In the last 5 years, German agency Jackmode has made quite a stir with their party-starting abilities and a keen ear for a good dance floor gem. They’ve also introduced stellar line-up of new talents – some of which are Adana Twins, Kruse & Nuernberg, Round Table Knights and Doctor Dru. Their most recent endeavour is a fitting snapshot that exposes everything great about them with ‘5 Years of Jackmode’ – the sort of record they’ve built their reliable reputation on.

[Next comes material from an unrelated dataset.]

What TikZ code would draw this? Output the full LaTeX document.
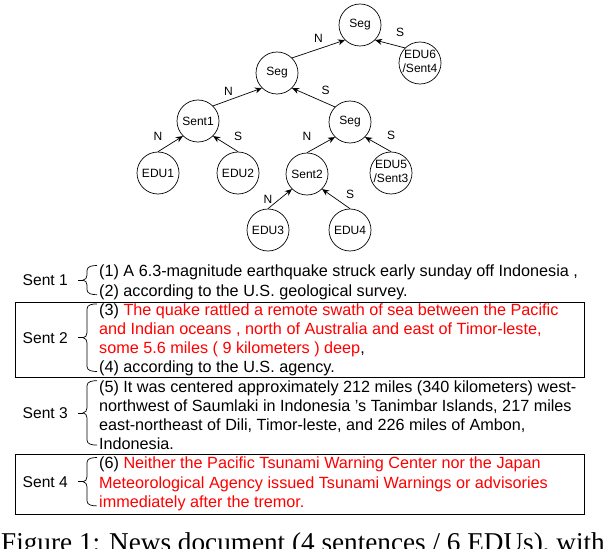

Starting off the Jackmode birthday on their 2 disc offering, is a 20-track compilation by Brazilian boy wonder himself, HNQO. First track, ‘Don’t Stop,’ sees him his groove-centric form, with Club Idol’s ghetto vocals combined expertly. Follow-up number, Mat. Joe’s ‘Ride’, does exactly as it’s the title suggests, with its clever Run DMC sample emphasising the artist-and the label’s-continuing taste for unlikely approaches.
Label main man Doctor Dru’s ‘U Don’t’ builds up around a bulging swollen bassline – and the same can be said of Monkey Safari’s expectedly ‘jacking’ ‘Got the Jack’. Whereas Zombie Disco Squad’s ‘Brooklyn in the House’ selects moodier methods with clattering percussion. Death on the Balcony’s ‘Move Like Fire’ glides more subtly at lackadaisical pace, before Joyce Muniz’s ‘Sleepless’ paves a frantic culmination with its sporadic lyrics and beautifully chord-filled progression.
The old-school ethos comes to the fore on Monte’s ‘You Should Know,’ a record that shines with a camp outlook that wouldn’t seem out of place in 1986. Fabo’s ‘My Way’ drags down into a dark alleyway, before Penner+Muder aptly wave goodbye to CD1 with ‘Love You Some More,’ a delicate, waif-like record bolstered by the presence of Mr. Daniel Wilde.
Dizzying eclecticism and stirring arrangements continue on Jackmode’s second serving – kick-started to life by Filterypen’s stripped-back ‘Keep That Shhh’. Spanish producer Sishi Rosch pushes the envelope further with his warbling, tech-house inclined ‘Badboi,’ with similar traits coursing throughout O&A’s ‘Alligator Jazz’. Mercury’s ‘Life is Lovely’ forces parallels with classic disco cuts, Jamie Anderson goes all Balearic on ‘Crucial Dub’ and Homework do an epic Hacienda impression with ‘By Definition’.